1. Confident belief in the truth, value, or trustworthiness of a person, idea, or thing.
2. Belief that does not rest on logical proof or material evidence.
3. Loyalty to a person or thing; allegiance: keeping faith with one’s supporters.

I have an abundance of faith that the path I am on is exactly where I need to be. I have faith in its possibility and ability to survive whatever the world throws at us. I have faith in the power of love. I have an “It’s A Wonderful Life” sized abundance of sweetness and real, pure love in this relationship. Enough that I brought everyone to my extended family holiday celebration, and introduced them to nearly all of my people.
This entry continues on Boxing Day morning, at my parent’s home. My family home, where I lived my entire life before venturing out on my own. We’ve crashed here, and my mother is now busy in the kitchen, putting together an epic brunch. I’m battling guilt over all of the bad-for-me things I’ve eaten in the last week, but I know the onslaught is not over yet, and so I’m steeling myself for more over-indulgence.
After my last relationship ended, I decided not to bring anyone home to my family until I knew it was the real deal. I didn’t want my poor parents to have to bond with anyone, only for it not to work out again. I realize there is no way to predict the future, but as I watch my mother, and more remarkably my father, filled with delight I feel a little knot forming in my belly, that is the product of so much hope and fear.
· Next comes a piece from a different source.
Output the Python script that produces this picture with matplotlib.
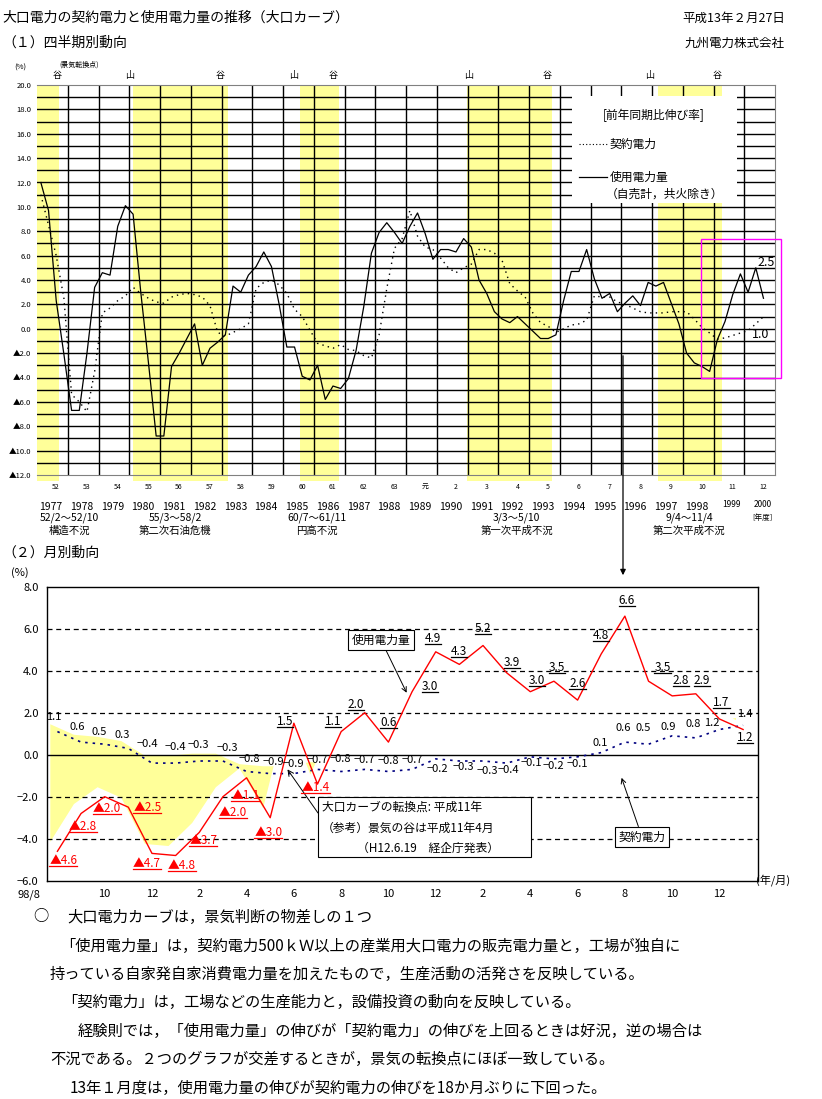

I want this so badly. Not just because of the love I feel, but also because if we can succeed at this, we will inspire so many people. We are like pioneers, forging our way across uncharted land, making our own rules as we meet new hurdles. To witness the love and acceptance and inclusion over the last three days has only further convinced me that this IS possible. That despite some complication and difficulty, there is a way that all of this can work, especially with a loving community to support us.
However, if we don’t believe in this ourselves, there isn’t very far to go at all.